Me tengo prometido, para cuando la urgencia de la amargura no me atenace la mente ni me agarrote las manos, el acto de justicia de dejar testimonio escrito de cuanto nos regaló a mis vecinos de Leganés y a mí, durante todo el año 2001, en el décimo aniversario de la desaparición de Celaya. Decidimos que fuese el año del autor de los Cantos iberos, y lo colmamos de exposiciones, recitales, conciertos musicales y otros muchos actos de recuerdo. Multitud de personas, instituciones y organizaciones colaboraron. Al cabo, se instaló, en el parque frente al hospital, un busto del poeta, obra del escultor Eduardo Carretero, que se añadió al que ya había entonces de Rafael Alberti y dio lugar a que el parque pasara a llamarse parque de los poetas.

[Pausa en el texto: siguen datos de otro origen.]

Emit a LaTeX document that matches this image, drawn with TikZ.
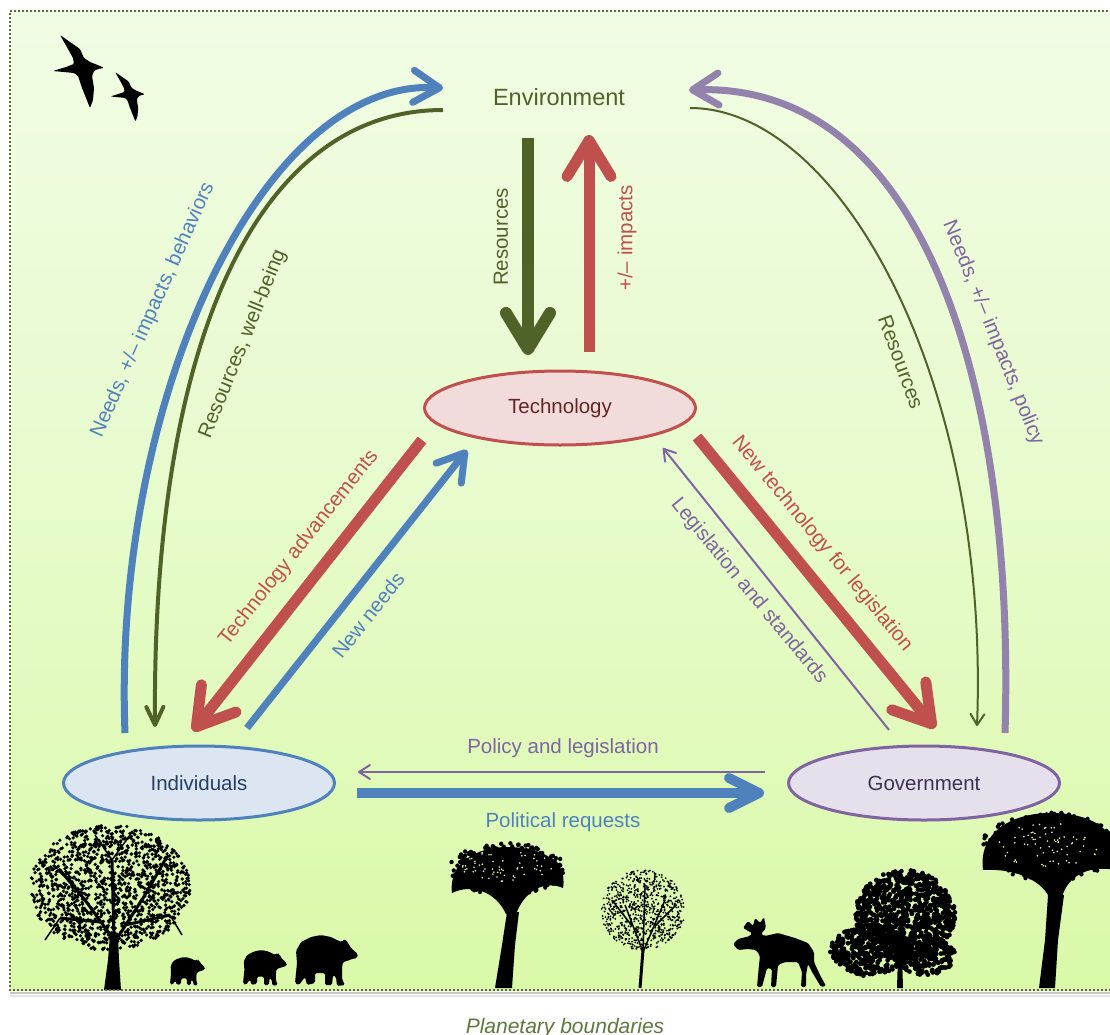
\documentclass[tikz,border=0pt]{standalone}
\usepackage{fontspec}
\setmainfont{Liberation Sans}
\usetikzlibrary{arrows.meta,shapes.geometric}

\definecolor{cblue}{HTML}{4F81BD}
\definecolor{cred}{HTML}{C0504D}
\definecolor{cgreen}{HTML}{4F6228}
\definecolor{cpurple}{HTML}{8064A2}
\definecolor{cpurplel}{RGB}{146,130,172}
\definecolor{framecol}{RGB}{90,105,60}
\definecolor{bgtop}{RGB}{241,252,228}
\definecolor{bgmid}{RGB}{231,251,204}
\definecolor{bgbot}{RGB}{218,249,168}
\definecolor{speck}{RGB}{222,249,180}
\definecolor{techfill}{HTML}{F2DCDB}
\definecolor{techtext}{HTML}{632523}
\definecolor{indfill}{HTML}{DCE6F2}
\definecolor{indtext}{HTML}{244061}
\definecolor{govfill}{HTML}{E6E0EC}
\definecolor{govtext}{HTML}{3F3151}
\definecolor{pbgreen}{RGB}{95,120,60}

\newcommand\crowndots[7]{%
  \foreach \ci in {1,...,#5}{%
    \pgfmathsetmacro\cang{360*rnd}%
    \pgfmathsetmacro\crad{sqrt(rnd)}%
    \pgfmathsetmacro\qx{#1+#3*\crad*cos(\cang)}%
    \pgfmathsetmacro\qy{#2+#4*\crad*sin(\cang)}%
    \fill[#7] (\qx,\qy) circle[radius=#6];%
  }}
\newcommand\birdshape{\fill[rounded corners=1.2pt] (6,0) -- (16,7) -- (26,14) -- (30,23) -- (36,27) -- (41,29) -- (46,31) -- (50,33) -- (44,34) -- (40,36) -- (38,41) -- (40,53) -- (39,65) -- (36,73) -- (32,63) -- (28,53) -- (24,41) -- (20,38) -- (-1,36) -- (12,32) -- (20,29) -- (19,23) -- (14,14) -- cycle;}
\newcommand\bearshape{\fill[rounded corners=1.5pt] (2,28) -- (1,16) -- (6,7) -- (16,2) -- (26,0) -- (36,2) -- (44,6) -- (47,7) -- (49,4) -- (52,6) -- (54,10) -- (58,15) -- (63,19) -- (62,23) -- (57,24) -- (52,26) -- (48,27) -- (47,33) -- (47,44) -- (50,50) -- (42,51) -- (41,42) -- (38,40) -- (37,50) -- (30,50) -- (30,38) -- (20,38) -- (20,48) -- (12,50) -- (10,42) -- (7,46) -- (4,50) -- (0,48) -- (1,38) -- cycle;}

\begin{document}
\begin{tikzpicture}[x=1pt,y=-1pt,
  lbl/.style={font=\fontsize{20.5}{24}\selectfont, inner sep=0pt},
  ell/.style={ellipse, line width=3pt, minimum width=271pt, minimum height=74pt, inner sep=0pt, font=\fontsize{20.5}{24}\selectfont},
  thickred/.style={cred, line width=11pt, -{Straight Barb[length=36pt,width=44pt,round]}},
  thickgreen/.style={cgreen, line width=12pt, -{Straight Barb[length=36pt,width=44pt,round]}},
  bigcurve/.style={line width=7pt, -{Straight Barb[length=26pt,width=32pt,round]}},
  midblue/.style={cblue, line width=7pt, -{Straight Barb[length=26pt,width=32pt,round]}},
  polblue/.style={cblue, line width=10pt, -{Straight Barb[length=30pt,width=30pt,round]}},
  greencurve/.style={cgreen, line width=4pt, -{Straight Barb[length=18pt,width=17pt,round]}},
  thinline/.style={line width=2pt, -{Straight Barb[length=11pt,width=14pt,round]}}
]
\useasboundingbox (0,0) rectangle (1110,1035);
\fill[white] (0,0) rectangle (1110,1035);
\shade[top color=bgtop, bottom color=bgbot, middle color=bgmid] (10,11) rectangle (1112,990);

% ---------- trees and animals ----------
% Tree A
\fill (104,990) -- (121,990) -- (119,960) -- (118,935) -- (110,935) -- (108,960) -- cycle;
\draw[line width=3pt] (114,940) -- (85,900) (116,940) -- (145,895) (114,940) -- (112,860) (100,922) -- (60,918) (125,925) -- (170,915) (85,900) -- (60,870) (145,895) -- (165,860);
\draw[line width=1.5pt] (60,918) -- (45,940) (170,915) -- (182,935) (112,860) -- (95,835) (112,860) -- (130,835);
\pgfmathsetseed{11}
\crowndots{110}{888}{80}{63}{1400}{1.8}{black}
% Bears
\begin{scope}[shift={(170,957)},scale=0.56]\bearshape\end{scope}
\begin{scope}[shift={(243,950)},scale=0.7]\bearshape\end{scope}
\begin{scope}[shift={(295,935)}]\bearshape\end{scope}
% Tree B
\fill (495,988) -- (512,988) -- (515,945) -- (519,912) -- (507,912) -- (502,945) -- cycle;
\fill (452,893) .. controls (448,862) and (478,847) .. (507,847) .. controls (540,847) and (568,860) .. (563,888) .. controls (545,880) and (525,890) .. (516,914) -- (506,914) .. controls (495,890) and (470,884) .. (452,893) -- cycle;
\pgfmathsetseed{23}
\crowndots{507}{869}{58}{26}{320}{2.2}{black}
\crowndots{507}{866}{46}{16}{60}{0.9}{speck}
% Tree C
\draw[line width=3pt] (640,988) -- (643,950);
\draw[line width=1.5pt] (643,952) -- (625,905) (643,952) -- (645,885) (643,952) -- (665,900) (632,926) -- (612,900) (655,926) -- (676,905);
\pgfmathsetseed{37}
\crowndots{643}{910}{42}{40}{800}{1.0}{black}
% Moose
\fill[rounded corners=1.5pt] (743,928) -- (748,921) -- (753,926) -- (755,918) -- (760,923) -- (764,917) -- (766,928) -- (761,934) -- (765,936) -- (778,933) -- (795,938) -- (808,943) -- (814,952) -- (814,962) -- (820,975) -- (826,986) -- (821,987) -- (812,972) -- (808,964) -- (806,975) -- (806,987) -- (801,987) -- (802,972) -- (798,962) -- (785,962) -- (778,965) -- (776,987) -- (771,987) -- (772,969) -- (767,968) -- (762,987) -- (757,987) -- (759,965) -- (760,956) -- (756,950) -- (748,949) -- (738,950) -- (733,944) -- (738,939) -- (750,936) -- (752,933) -- cycle;
% Tree D
\fill (897,988) -- (903,988) -- (902,955) -- (898,955) -- cycle;
\pgfmathsetseed{41}
\crowndots{905}{915}{50}{45}{900}{2.4}{black}
\crowndots{868}{950}{38}{26}{360}{2.4}{black}
\crowndots{925}{955}{30}{20}{180}{2.4}{black}
% Tree E
\fill (1039,988) -- (1055,988) -- (1058,940) -- (1064,895) -- (1048,895) -- (1045,940) -- cycle;
\fill (983,870) .. controls (978,830) and (1015,813) .. (1050,813) .. controls (1090,813) and (1115,828) .. (1115,855) -- (1115,870) .. controls (1090,865) and (1068,875) .. (1062,897) -- (1049,897) .. controls (1040,878) and (1010,868) .. (983,870) -- cycle;
\pgfmathsetseed{53}
\crowndots{1048}{847}{68}{35}{420}{2.2}{black}
\crowndots{1048}{845}{52}{22}{70}{0.9}{speck}

% ---------- frame ----------
\draw[black!22, line width=2pt] (10,993) -- (1112,993);
\draw[black!10, line width=2pt] (10,995.5) -- (1112,995.5);
\draw[framecol, line width=2pt, dash pattern=on 2pt off 2pt] (1112,11) -- (10,11) -- (10,990) -- (1112,990);

% ---------- birds ----------
\begin{scope}[shift={(54,35)}]\birdshape\end{scope}
\begin{scope}[shift={(111,72)},scale=0.68]\birdshape\end{scope}

% ---------- nodes ----------
\node[lbl, font=\fontsize{23.5}{28}\selectfont, text=cgreen] (env) at (559,97) {Environment};
\node[ell, draw=cred, fill=techfill, text=techtext] (tech) at (560,408) {Technology};
\node[ell, draw=cblue, fill=indfill, text=indtext] (ind) at (199,783) {Individuals};
\node[ell, draw=cpurple, fill=govfill, text=govtext] (gov) at (924,783) {Government};

% ---------- connector ends ----------
\coordinate (indTop) at (125,733);
\coordinate (envLeftA) at (443,88);
\coordinate (envLeftB) at (443,110);
\coordinate (indArr) at (155,727);
\coordinate (govTop) at (1005,733);
\coordinate (envRightA) at (689,90);
\coordinate (envRightB) at (690,108);
\coordinate (govArr) at (977,726);
\coordinate (envDown) at (528,138);
\coordinate (techUpArr) at (528,355);
\coordinate (techUp) at (589,352);
\coordinate (envUpArr) at (589,135);
\coordinate (techSW) at (422,440);
\coordinate (indNE) at (193,731);
\coordinate (indNE2) at (247,728);
\coordinate (techSW2) at (467,450);
\coordinate (techSE) at (697,437);
\coordinate (govNW) at (935,728);
\coordinate (govNW2) at (889,730);
\coordinate (techSE2) at (663,448);
\coordinate (govW) at (765,772);
\coordinate (indE) at (358,772);
\coordinate (indE2) at (357,793);
\coordinate (govW2) at (764,793);

% ---------- connectors ----------
\draw[bigcurve, cblue] (indTop) .. controls (112,400) and (262,78) .. (envLeftA);
\draw[greencurve] (envLeftB) .. controls (262,110) and (152,330) .. (indArr);
\draw[bigcurve, cpurplel] (govTop) .. controls (1015,400) and (930,82) .. (envRightA);
\draw[thinline, cgreen] (envRightB) .. controls (840,108) and (990,380) .. (govArr);
\draw[thickgreen] (envDown) -- (techUpArr);
\draw[thickred] (techUp) -- (envUpArr);
\draw[thickred] (techSW) -- (indNE);
\draw[midblue] (indNE2) -- (techSW2);
\draw[thickred] (techSE) -- (govNW);
\draw[thinline, cpurple] (govNW2) -- (techSE2);
\draw[thinline, cpurple] (govW) -- (indE);
\draw[polblue] (indE2) -- (govW2);

% ---------- labels ----------
\node[lbl, text=cblue, rotate=66] (lneedsb) at (153,310) {Needs, +/– impacts, behaviors};
\node[lbl, text=cgreen, rotate=68] (lreswb) at (243,344) {Resources, well-being};
\node[lbl, text=cpurple, rotate=-68] (lneedsp) at (993,333) {Needs, +/– impacts, policy};
\node[lbl, text=cgreen, rotate=-70] (lresr) at (901,362) {Resources};
\node[lbl, text=cgreen, rotate=90] (lresv) at (501,237) {Resources};
\node[lbl, text=cred, rotate=90] (limp) at (627,238) {+/– impacts};
\node[lbl, text=cred, rotate=51.5] (ltechadv) at (299,548) {Technology advancements};
\node[lbl, text=cblue, rotate=51.5] (lnewneeds) at (368,615) {New needs};
\node[lbl, text=cred, rotate=-50.5] (lnewtech) at (822,544) {New technology for legislation};
\node[lbl, text=cpurple, rotate=-50.5] (llegis) at (749,591) {Legislation and standards};
\node[lbl, text=cpurple] (lpolicy) at (563,748) {Policy and legislation};
\node[lbl, text=cblue] (lpolreq) at (563,822) {Political requests};
\node[lbl, font=\itshape\fontsize{21}{25}\selectfont, text=pbgreen, anchor=base] (pb) at (565,1033) {Planetary boundaries};
\end{tikzpicture}
\end{document}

Entonces apareció ante todos nosotros, como un resplandor de humanidad, Amparitxu. Vino tantas veces –sobreponiéndose a menudo a su frágil salud-, fue tan infinita su generosidad, irradió tantísimo cariño, que a ninguno de cuantos la conocimos se nos borró la profunda huella de haber compartido aunque apenas fuesen unos minutos con ella.
Para cuando me abandone el sobresalto negro con que la muerte de alguien querido nos golpea siempre, levantaré acta de lo que a mi pueblo ofreció Amparitxu Gastón, de lo que le debemos, de su paso imborrable por nosotros. Y de sus ojos, que nos miraron tan adentro que nos hicieron salirnos de nosotros mismos.
Hoy sólo deseo proclamar mi gratitud, junto a la de tantos otros. Qué prodigiosa es la existencia que por ella transitan y en ella aman y padecen seres tan hermosos y excepcionales como Amparitxu.
Hoy sólo deseo volver a sorber las palabras de ella. Porque, aunque muchas personas no lo sepan, Amparitxu Gastón, aparte de la compañera inseparable de Gabriel Celaya, fue ella misma una excelente poeta. Entre otros muchos, en su libro A flor de labio, publicado en 1972, nos dejó un bello y asombroso poema titulado «Presagios». Disfrútenlo, a ser posible en compañía:
«En la tarde cargada de terribles designios,
Inocente de todo, cruza la brisa nueva.
Los árboles confusos, silenciosos y negros
presienten y se callan como si fuese un sueño.
Cruza el aire una sombra de eternidad o de miedo.
Las fuentes ocultan la cabeza en sus brazos.
Cruzo deprisa el campo calladísimo y solo,
y los pájaros vuelan y escriben lo que ignoro.
Quiero huir como sea de este silencio helado,
de este Dios que me manda sin que yo lo comprenda,
envuelto en sus designios, cada vez más eterno,
ignorando mi vida, mi dolor y mi muerte».